INSTRUCTIONS FOR THE TASK: Retype the whole listing below, character for character.

-*-

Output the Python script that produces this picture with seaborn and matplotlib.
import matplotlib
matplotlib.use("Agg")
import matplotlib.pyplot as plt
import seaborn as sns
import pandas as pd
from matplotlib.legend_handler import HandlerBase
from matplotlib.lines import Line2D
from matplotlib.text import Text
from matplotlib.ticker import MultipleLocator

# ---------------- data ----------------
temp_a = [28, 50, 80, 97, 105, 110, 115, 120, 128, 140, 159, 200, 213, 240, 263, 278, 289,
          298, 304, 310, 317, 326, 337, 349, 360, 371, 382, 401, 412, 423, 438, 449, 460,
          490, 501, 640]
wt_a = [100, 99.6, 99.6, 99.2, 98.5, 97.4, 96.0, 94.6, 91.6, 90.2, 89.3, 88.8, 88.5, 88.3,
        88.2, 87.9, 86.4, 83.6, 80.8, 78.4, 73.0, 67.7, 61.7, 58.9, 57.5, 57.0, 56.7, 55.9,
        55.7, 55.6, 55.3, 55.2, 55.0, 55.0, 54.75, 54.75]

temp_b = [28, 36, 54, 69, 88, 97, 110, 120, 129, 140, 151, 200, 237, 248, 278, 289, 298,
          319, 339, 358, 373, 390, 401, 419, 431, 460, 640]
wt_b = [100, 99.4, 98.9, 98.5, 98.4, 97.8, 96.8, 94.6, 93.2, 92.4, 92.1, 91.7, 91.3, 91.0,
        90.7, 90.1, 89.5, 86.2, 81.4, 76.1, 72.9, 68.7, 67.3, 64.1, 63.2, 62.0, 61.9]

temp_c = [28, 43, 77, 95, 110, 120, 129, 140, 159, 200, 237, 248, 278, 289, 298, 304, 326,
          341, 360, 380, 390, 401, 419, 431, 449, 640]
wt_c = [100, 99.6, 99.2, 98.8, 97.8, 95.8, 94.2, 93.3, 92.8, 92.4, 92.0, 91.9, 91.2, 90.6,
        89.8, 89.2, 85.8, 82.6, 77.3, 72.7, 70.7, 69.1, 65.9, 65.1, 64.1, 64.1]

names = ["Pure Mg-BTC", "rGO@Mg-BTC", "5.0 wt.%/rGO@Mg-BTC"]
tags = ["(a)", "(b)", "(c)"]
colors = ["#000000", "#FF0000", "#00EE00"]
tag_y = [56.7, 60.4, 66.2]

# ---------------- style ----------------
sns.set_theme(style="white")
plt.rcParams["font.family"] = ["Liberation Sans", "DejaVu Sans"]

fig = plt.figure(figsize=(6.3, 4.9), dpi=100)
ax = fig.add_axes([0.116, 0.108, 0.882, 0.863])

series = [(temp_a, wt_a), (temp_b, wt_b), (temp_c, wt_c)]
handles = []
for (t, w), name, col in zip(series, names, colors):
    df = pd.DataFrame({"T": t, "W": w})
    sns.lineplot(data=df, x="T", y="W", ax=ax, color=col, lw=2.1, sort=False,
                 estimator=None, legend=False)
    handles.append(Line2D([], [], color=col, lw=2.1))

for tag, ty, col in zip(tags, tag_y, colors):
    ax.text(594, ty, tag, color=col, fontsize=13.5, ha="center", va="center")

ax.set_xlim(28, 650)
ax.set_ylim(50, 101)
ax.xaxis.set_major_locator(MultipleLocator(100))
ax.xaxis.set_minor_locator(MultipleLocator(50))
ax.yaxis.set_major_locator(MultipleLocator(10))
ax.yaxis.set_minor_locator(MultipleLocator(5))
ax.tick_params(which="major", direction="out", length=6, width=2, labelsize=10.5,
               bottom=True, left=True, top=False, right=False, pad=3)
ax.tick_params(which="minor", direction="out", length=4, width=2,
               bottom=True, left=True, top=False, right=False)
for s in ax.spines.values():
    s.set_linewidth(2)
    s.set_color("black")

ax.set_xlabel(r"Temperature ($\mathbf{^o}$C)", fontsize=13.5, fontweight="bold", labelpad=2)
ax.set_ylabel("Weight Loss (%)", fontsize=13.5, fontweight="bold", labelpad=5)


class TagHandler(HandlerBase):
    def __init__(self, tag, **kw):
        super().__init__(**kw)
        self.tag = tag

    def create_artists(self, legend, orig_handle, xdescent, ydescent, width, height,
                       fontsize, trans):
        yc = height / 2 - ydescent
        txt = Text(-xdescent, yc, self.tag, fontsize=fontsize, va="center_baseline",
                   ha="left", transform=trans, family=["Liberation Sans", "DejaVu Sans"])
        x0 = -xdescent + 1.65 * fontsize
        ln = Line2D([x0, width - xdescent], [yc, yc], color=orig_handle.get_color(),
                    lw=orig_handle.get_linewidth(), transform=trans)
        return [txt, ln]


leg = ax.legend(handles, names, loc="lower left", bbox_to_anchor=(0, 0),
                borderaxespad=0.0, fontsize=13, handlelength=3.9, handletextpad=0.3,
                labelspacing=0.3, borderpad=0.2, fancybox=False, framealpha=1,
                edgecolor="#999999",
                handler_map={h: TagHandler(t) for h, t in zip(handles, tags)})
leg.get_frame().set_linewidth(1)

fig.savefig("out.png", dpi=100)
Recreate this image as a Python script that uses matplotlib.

-*-

TASK ANSWER:
Output the Python script that produces this picture with seaborn and matplotlib.
import matplotlib
matplotlib.use("Agg")
import matplotlib.pyplot as plt
import seaborn as sns
import pandas as pd
from matplotlib.legend_handler import HandlerBase
from matplotlib.lines import Line2D
from matplotlib.text import Text
from matplotlib.ticker import MultipleLocator

# ---------------- data ----------------
temp_a = [28, 50, 80, 97, 105, 110, 115, 120, 128, 140, 159, 200, 213, 240, 263, 278, 289,
          298, 304, 310, 317, 326, 337, 349, 360, 371, 382, 401, 412, 423, 438, 449, 460,
          490, 501, 640]
wt_a = [100, 99.6, 99.6, 99.2, 98.5, 97.4, 96.0, 94.6, 91.6, 90.2, 89.3, 88.8, 88.5, 88.3,
        88.2, 87.9, 86.4, 83.6, 80.8, 78.4, 73.0, 67.7, 61.7, 58.9, 57.5, 57.0, 56.7, 55.9,
        55.7, 55.6, 55.3, 55.2, 55.0, 55.0, 54.75, 54.75]

temp_b = [28, 36, 54, 69, 88, 97, 110, 120, 129, 140, 151, 200, 237, 248, 278, 289, 298,
          319, 339, 358, 373, 390, 401, 419, 431, 460, 640]
wt_b = [100, 99.4, 98.9, 98.5, 98.4, 97.8, 96.8, 94.6, 93.2, 92.4, 92.1, 91.7, 91.3, 91.0,
        90.7, 90.1, 89.5, 86.2, 81.4, 76.1, 72.9, 68.7, 67.3, 64.1, 63.2, 62.0, 61.9]

temp_c = [28, 43, 77, 95, 110, 120, 129, 140, 159, 200, 237, 248, 278, 289, 298, 304, 326,
          341, 360, 380, 390, 401, 419, 431, 449, 640]
wt_c = [100, 99.6, 99.2, 98.8, 97.8, 95.8, 94.2, 93.3, 92.8, 92.4, 92.0, 91.9, 91.2, 90.6,
        89.8, 89.2, 85.8, 82.6, 77.3, 72.7, 70.7, 69.1, 65.9, 65.1, 64.1, 64.1]

names = ["Pure Mg-BTC", "rGO@Mg-BTC", "5.0 wt.%/rGO@Mg-BTC"]
tags = ["(a)", "(b)", "(c)"]
colors = ["#000000", "#FF0000", "#00EE00"]
tag_y = [56.7, 60.4, 66.2]

# ---------------- style ----------------
sns.set_theme(style="white")
plt.rcParams["font.family"] = ["Liberation Sans", "DejaVu Sans"]

fig = plt.figure(figsize=(6.3, 4.9), dpi=100)
ax = fig.add_axes([0.116, 0.108, 0.882, 0.863])

series = [(temp_a, wt_a), (temp_b, wt_b), (temp_c, wt_c)]
handles = []
for (t, w), name, col in zip(series, names, colors):
    df = pd.DataFrame({"T": t, "W": w})
    sns.lineplot(data=df, x="T", y="W", ax=ax, color=col, lw=2.1, sort=False,
                 estimator=None, legend=False)
    handles.append(Line2D([], [], color=col, lw=2.1))

for tag, ty, col in zip(tags, tag_y, colors):
    ax.text(594, ty, tag, color=col, fontsize=13.5, ha="center", va="center")

ax.set_xlim(28, 650)
ax.set_ylim(50, 101)
ax.xaxis.set_major_locator(MultipleLocator(100))
ax.xaxis.set_minor_locator(MultipleLocator(50))
ax.yaxis.set_major_locator(MultipleLocator(10))
ax.yaxis.set_minor_locator(MultipleLocator(5))
ax.tick_params(which="major", direction="out", length=6, width=2, labelsize=10.5,
               bottom=True, left=True, top=False, right=False, pad=3)
ax.tick_params(which="minor", direction="out", length=4, width=2,
               bottom=True, left=True, top=False, right=False)
for s in ax.spines.values():
    s.set_linewidth(2)
    s.set_color("black")

ax.set_xlabel(r"Temperature ($\mathbf{^o}$C)", fontsize=13.5, fontweight="bold", labelpad=2)
ax.set_ylabel("Weight Loss (%)", fontsize=13.5, fontweight="bold", labelpad=5)


class TagHandler(HandlerBase):
    def __init__(self, tag, **kw):
        super().__init__(**kw)
        self.tag = tag

    def create_artists(self, legend, orig_handle, xdescent, ydescent, width, height,
                       fontsize, trans):
        yc = height / 2 - ydescent
        txt = Text(-xdescent, yc, self.tag, fontsize=fontsize, va="center_baseline",
                   ha="left", transform=trans, family=["Liberation Sans", "DejaVu Sans"])
        x0 = -xdescent + 1.65 * fontsize
        ln = Line2D([x0, width - xdescent], [yc, yc], color=orig_handle.get_color(),
                    lw=orig_handle.get_linewidth(), transform=trans)
        return [txt, ln]


leg = ax.legend(handles, names, loc="lower left", bbox_to_anchor=(0, 0),
                borderaxespad=0.0, fontsize=13, handlelength=3.9, handletextpad=0.3,
                labelspacing=0.3, borderpad=0.2, fancybox=False, framealpha=1,
                edgecolor="#999999",
                handler_map={h: TagHandler(t) for h, t in zip(handles, tags)})
leg.get_frame().set_linewidth(1)

fig.savefig("out.png", dpi=100)
Recreate this image as a Python script that uses matplotlib.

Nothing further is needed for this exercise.